- **Work to be completed**: Exactly reproduce the lines that run from the one containing "Rebuild this diagram" through the one containing "minimum width=254pt, minimum", ends included, with no pictures.

- **Records for processing**:
------------
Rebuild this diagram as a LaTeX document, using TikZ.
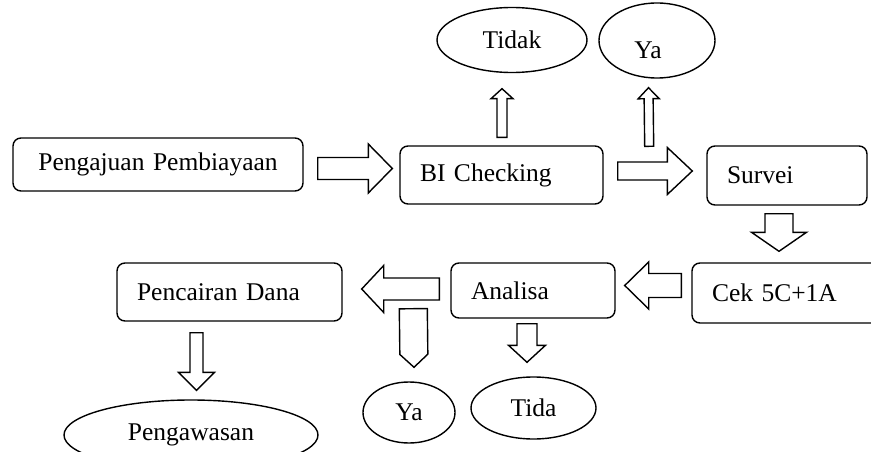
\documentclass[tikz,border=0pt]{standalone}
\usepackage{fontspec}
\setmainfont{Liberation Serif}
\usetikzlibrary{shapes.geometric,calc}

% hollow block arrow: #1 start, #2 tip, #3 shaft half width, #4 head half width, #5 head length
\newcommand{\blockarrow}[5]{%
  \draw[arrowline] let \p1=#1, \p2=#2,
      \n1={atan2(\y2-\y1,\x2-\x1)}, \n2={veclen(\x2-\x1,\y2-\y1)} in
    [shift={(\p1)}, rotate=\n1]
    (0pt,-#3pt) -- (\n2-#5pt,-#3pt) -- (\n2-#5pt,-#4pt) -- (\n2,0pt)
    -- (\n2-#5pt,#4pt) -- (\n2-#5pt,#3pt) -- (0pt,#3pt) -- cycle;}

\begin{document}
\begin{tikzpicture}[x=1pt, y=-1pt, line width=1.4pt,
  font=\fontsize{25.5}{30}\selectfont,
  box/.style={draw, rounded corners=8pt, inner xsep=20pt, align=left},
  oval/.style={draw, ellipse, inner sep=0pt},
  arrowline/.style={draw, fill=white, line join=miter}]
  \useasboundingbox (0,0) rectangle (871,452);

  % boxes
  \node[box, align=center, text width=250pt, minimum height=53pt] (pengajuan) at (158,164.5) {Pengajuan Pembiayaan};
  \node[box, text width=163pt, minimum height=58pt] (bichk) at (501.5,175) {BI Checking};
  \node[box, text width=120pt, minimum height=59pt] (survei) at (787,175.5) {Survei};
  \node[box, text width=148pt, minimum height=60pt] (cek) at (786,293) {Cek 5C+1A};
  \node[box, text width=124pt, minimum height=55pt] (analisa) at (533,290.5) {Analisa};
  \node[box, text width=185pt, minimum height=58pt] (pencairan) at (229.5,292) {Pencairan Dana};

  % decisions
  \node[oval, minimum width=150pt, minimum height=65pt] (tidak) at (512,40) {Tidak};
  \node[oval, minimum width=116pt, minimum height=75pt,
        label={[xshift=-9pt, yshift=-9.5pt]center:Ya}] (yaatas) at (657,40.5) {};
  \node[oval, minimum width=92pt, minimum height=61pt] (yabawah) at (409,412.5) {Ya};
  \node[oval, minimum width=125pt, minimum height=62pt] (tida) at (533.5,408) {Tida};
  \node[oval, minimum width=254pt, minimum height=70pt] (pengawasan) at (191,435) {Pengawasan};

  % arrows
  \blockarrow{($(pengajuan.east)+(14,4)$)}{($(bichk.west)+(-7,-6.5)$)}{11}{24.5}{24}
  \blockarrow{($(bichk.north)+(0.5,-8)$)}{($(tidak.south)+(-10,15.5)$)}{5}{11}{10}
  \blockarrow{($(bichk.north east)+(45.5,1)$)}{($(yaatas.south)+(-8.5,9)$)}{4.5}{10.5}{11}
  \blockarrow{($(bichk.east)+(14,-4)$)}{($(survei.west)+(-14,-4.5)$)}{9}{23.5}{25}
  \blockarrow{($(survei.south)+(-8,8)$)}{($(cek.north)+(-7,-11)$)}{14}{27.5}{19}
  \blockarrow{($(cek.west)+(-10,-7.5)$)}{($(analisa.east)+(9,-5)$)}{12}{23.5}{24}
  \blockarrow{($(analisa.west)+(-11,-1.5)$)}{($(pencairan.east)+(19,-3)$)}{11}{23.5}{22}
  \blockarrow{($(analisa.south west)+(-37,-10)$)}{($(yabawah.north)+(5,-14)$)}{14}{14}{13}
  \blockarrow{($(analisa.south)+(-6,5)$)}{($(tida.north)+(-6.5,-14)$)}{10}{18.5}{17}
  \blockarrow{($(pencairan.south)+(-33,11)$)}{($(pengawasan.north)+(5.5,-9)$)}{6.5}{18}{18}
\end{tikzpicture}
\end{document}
------------
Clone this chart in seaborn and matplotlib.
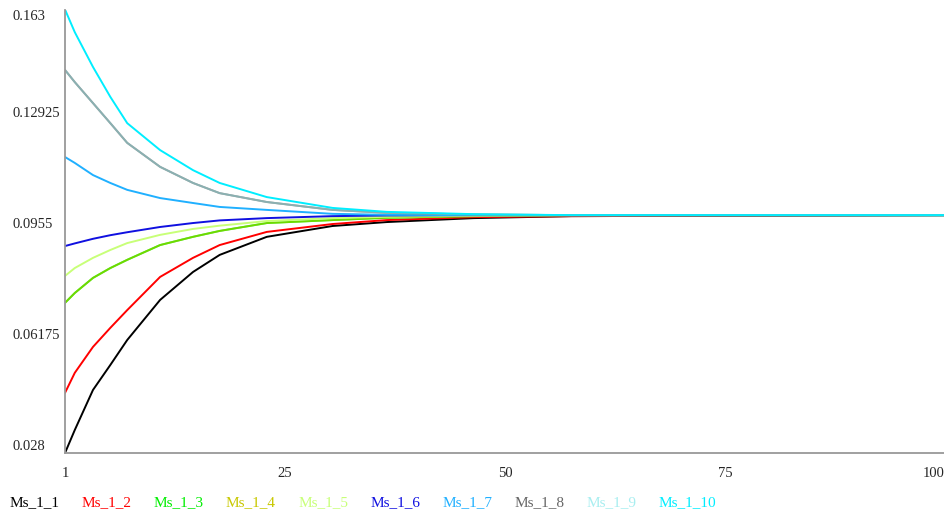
------------
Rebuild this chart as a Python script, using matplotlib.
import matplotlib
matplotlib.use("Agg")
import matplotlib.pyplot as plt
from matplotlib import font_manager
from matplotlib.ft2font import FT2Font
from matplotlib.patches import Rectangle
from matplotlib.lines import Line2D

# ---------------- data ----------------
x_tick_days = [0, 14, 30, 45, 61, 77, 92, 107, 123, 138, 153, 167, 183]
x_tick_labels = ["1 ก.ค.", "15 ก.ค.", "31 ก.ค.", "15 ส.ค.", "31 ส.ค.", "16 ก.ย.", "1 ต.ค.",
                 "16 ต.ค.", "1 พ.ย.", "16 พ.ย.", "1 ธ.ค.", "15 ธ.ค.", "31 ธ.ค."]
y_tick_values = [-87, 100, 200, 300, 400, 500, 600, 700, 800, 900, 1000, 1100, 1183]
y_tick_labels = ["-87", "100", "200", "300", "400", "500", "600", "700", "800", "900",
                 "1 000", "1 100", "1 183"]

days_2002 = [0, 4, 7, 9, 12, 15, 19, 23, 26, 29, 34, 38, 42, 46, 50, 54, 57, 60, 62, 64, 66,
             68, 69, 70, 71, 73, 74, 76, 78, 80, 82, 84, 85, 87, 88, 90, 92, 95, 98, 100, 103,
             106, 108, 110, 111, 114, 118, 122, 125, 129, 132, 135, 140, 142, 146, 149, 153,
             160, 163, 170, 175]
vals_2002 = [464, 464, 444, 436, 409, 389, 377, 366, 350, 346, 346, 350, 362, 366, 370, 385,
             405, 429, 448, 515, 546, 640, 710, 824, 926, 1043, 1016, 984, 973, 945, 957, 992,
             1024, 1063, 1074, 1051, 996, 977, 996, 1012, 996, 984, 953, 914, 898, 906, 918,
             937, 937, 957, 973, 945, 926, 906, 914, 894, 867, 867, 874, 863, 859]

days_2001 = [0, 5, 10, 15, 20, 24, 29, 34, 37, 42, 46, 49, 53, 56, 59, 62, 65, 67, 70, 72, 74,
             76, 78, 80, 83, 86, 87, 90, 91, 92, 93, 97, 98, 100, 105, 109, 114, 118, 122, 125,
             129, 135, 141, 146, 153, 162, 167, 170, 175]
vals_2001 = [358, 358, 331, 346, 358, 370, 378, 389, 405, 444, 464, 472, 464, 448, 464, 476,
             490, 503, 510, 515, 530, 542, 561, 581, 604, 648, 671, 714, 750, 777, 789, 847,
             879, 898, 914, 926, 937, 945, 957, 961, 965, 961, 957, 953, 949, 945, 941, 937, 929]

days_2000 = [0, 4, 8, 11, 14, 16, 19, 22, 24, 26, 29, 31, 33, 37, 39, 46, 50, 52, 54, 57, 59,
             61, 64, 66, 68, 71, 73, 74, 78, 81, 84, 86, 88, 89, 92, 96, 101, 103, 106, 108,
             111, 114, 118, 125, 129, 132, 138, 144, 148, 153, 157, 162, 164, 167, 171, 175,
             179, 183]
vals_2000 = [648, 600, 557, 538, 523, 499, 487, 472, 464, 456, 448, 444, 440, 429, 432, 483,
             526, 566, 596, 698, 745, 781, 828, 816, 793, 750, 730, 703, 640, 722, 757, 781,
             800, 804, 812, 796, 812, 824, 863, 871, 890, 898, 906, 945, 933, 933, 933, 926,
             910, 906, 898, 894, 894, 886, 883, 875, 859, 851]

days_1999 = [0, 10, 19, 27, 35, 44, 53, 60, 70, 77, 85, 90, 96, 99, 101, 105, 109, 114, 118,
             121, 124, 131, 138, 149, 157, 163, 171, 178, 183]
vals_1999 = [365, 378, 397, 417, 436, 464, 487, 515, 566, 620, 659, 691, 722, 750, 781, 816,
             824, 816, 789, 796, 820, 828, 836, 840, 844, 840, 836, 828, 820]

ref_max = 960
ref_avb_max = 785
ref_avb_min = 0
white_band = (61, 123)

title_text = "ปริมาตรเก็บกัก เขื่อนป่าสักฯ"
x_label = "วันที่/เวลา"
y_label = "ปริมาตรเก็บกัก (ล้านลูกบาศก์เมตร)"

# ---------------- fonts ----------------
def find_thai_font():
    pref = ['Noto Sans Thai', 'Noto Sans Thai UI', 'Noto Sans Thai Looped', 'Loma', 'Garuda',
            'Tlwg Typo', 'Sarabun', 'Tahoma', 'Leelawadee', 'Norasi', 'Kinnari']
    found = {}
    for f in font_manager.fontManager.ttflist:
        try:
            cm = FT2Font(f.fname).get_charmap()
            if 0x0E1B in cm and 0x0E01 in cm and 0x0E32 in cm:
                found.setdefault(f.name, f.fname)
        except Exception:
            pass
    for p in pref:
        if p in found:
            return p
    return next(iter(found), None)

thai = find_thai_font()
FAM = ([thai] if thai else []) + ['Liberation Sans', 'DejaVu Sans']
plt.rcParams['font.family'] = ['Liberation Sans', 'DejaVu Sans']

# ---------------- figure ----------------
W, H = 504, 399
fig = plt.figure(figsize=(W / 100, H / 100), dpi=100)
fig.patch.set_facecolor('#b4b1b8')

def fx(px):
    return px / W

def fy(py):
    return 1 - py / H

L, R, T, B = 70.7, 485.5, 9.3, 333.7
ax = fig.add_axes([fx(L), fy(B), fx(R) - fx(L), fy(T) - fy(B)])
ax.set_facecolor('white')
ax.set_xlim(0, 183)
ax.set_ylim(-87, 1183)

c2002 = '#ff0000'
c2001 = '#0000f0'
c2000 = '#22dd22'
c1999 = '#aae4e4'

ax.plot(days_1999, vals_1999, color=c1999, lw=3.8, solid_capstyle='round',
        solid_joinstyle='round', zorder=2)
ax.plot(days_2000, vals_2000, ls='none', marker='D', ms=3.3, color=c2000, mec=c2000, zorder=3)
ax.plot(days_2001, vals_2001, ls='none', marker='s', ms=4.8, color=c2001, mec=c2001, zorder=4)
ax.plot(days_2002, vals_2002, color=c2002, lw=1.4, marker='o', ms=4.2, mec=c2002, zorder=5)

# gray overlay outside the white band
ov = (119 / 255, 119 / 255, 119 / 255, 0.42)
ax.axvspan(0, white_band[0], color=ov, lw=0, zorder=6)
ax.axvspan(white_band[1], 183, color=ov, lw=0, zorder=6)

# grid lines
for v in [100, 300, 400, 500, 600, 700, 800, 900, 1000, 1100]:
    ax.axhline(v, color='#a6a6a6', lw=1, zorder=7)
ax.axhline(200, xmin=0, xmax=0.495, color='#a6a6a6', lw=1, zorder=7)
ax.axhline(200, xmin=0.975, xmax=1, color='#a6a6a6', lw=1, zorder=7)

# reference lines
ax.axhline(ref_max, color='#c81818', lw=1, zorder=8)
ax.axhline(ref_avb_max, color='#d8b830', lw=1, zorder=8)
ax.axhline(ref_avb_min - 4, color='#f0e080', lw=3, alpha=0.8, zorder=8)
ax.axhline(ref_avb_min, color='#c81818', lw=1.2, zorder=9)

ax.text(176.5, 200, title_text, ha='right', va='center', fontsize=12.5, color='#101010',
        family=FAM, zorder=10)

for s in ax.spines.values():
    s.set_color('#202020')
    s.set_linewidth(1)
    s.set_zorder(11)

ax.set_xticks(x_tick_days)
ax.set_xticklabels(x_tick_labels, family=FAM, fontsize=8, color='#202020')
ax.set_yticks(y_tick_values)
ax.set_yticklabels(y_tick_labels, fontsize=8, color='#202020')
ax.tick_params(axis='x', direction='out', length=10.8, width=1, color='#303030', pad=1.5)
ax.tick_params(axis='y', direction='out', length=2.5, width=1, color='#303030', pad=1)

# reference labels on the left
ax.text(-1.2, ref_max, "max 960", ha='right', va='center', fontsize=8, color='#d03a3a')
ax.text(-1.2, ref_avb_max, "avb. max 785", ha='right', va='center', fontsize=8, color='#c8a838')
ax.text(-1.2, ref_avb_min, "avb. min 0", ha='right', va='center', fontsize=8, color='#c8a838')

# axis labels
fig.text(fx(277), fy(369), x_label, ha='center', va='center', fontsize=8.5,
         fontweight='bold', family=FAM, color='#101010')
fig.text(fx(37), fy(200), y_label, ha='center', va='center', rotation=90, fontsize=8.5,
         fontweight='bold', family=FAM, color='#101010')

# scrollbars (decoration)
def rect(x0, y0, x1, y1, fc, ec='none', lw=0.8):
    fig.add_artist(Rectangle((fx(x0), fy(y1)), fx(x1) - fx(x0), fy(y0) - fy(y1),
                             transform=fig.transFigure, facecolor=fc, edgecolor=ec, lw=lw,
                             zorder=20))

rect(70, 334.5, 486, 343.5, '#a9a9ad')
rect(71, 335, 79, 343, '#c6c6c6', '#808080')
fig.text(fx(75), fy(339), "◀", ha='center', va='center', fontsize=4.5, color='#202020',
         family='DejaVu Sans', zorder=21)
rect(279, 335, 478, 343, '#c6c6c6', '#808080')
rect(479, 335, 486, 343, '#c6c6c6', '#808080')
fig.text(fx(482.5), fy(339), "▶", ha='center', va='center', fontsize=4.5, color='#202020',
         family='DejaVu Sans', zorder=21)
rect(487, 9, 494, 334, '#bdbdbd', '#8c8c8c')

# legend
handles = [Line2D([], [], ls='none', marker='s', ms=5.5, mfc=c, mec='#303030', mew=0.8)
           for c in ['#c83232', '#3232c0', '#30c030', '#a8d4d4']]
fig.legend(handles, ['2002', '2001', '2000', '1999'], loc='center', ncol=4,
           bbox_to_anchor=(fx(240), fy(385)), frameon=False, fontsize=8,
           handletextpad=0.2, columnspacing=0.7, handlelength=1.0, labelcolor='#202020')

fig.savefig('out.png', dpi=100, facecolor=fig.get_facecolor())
------------
- **Solution for this problem**:
Rebuild this diagram as a LaTeX document, using TikZ.
\documentclass[tikz,border=0pt]{standalone}
\usepackage{fontspec}
\setmainfont{Liberation Serif}
\usetikzlibrary{shapes.geometric,calc}

% hollow block arrow: #1 start, #2 tip, #3 shaft half width, #4 head half width, #5 head length
\newcommand{\blockarrow}[5]{%
  \draw[arrowline] let \p1=#1, \p2=#2,
      \n1={atan2(\y2-\y1,\x2-\x1)}, \n2={veclen(\x2-\x1,\y2-\y1)} in
    [shift={(\p1)}, rotate=\n1]
    (0pt,-#3pt) -- (\n2-#5pt,-#3pt) -- (\n2-#5pt,-#4pt) -- (\n2,0pt)
    -- (\n2-#5pt,#4pt) -- (\n2-#5pt,#3pt) -- (0pt,#3pt) -- cycle;}

\begin{document}
\begin{tikzpicture}[x=1pt, y=-1pt, line width=1.4pt,
  font=\fontsize{25.5}{30}\selectfont,
  box/.style={draw, rounded corners=8pt, inner xsep=20pt, align=left},
  oval/.style={draw, ellipse, inner sep=0pt},
  arrowline/.style={draw, fill=white, line join=miter}]
  \useasboundingbox (0,0) rectangle (871,452);

  % boxes
  \node[box, align=center, text width=250pt, minimum height=53pt] (pengajuan) at (158,164.5) {Pengajuan Pembiayaan};
  \node[box, text width=163pt, minimum height=58pt] (bichk) at (501.5,175) {BI Checking};
  \node[box, text width=120pt, minimum height=59pt] (survei) at (787,175.5) {Survei};
  \node[box, text width=148pt, minimum height=60pt] (cek) at (786,293) {Cek 5C+1A};
  \node[box, text width=124pt, minimum height=55pt] (analisa) at (533,290.5) {Analisa};
  \node[box, text width=185pt, minimum height=58pt] (pencairan) at (229.5,292) {Pencairan Dana};

  % decisions
  \node[oval, minimum width=150pt, minimum height=65pt] (tidak) at (512,40) {Tidak};
  \node[oval, minimum width=116pt, minimum height=75pt,
        label={[xshift=-9pt, yshift=-9.5pt]center:Ya}] (yaatas) at (657,40.5) {};
  \node[oval, minimum width=92pt, minimum height=61pt] (yabawah) at (409,412.5) {Ya};
  \node[oval, minimum width=125pt, minimum height=62pt] (tida) at (533.5,408) {Tida};
  \node[oval, minimum width=254pt, minimum height=70pt] (pengawasan) at (191,435) {Pengawasan};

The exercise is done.